Never judge a book by its cover. {{First Impressions}}


I’m Kalie, a Grand Valley senior, and this is my semester to really get involved in teaching and see if I like it. Some may ask, “and those past 3 1/2 years of college didn’t count because…?” To you I say, no, they did not. I learned a ton about math, Spanish, myself and life as a grown-up, but I didn’t get the experience I’m getting now. I didn’t get to be the grown-up in the room who was in charge of teaching students and making sure they are well prepared for the grades ahead of them. This semester, though, I get all that and more. And I honestly could not be more excited.

I am placed in a sixth grade math classroom in a very diverse school setting. (I actually have some students who speak Spanish, so I get to practice those skills, too–how cool!!). So far my partner and I are helping with the little things–passing out papers, helping students in the classroom, observing the structure of the classroom, etc. However, we have had opportunities to take students out to the commons to work with them one on one, teach bits and pieces of the lessons throughout the hour and just really get a chance to get to know the students. It’s been a whirlwind first few days (especially with the snow days thrown in the mix), but I can’t believe how much I love these kids and the environment already.

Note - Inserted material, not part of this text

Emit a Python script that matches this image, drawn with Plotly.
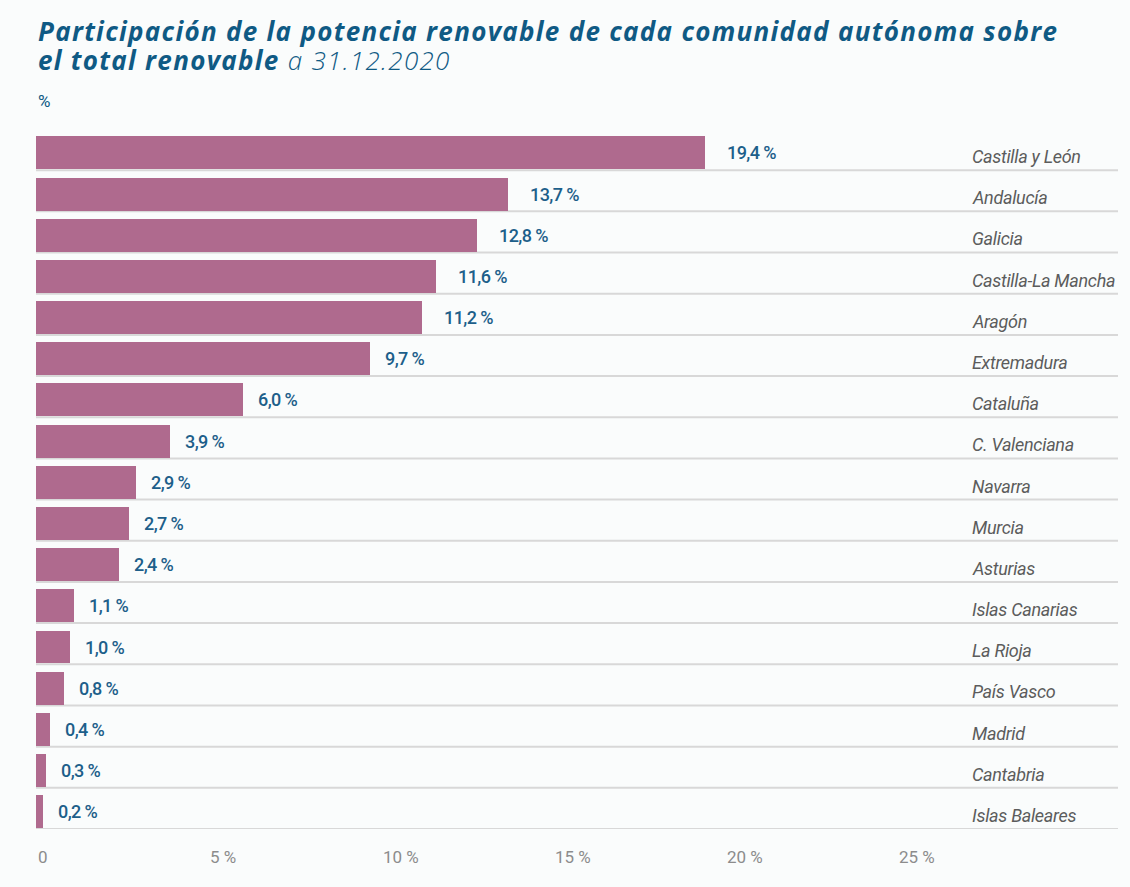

Let me share a little tidbit with you–I have always said that I will NEVER teach middle schoolers. Never. Those were the most awkward years of my life and I know what the students in my classes (and myself) were like. No way do I want to go back there. So you can imagine my “excitement” when I received my placement in a sixth grade classroom. However, in just 5 days (yes, 5 days) my attitude has completely changed. I don’t know if it’s the fact that the students have so much personality, or the fact that we have so much in common (they’re one direction fans, too!), but I can absolutely see myself accepting a middle school teaching position in the future.

It just goes to show, you can’t judge a book by its cover.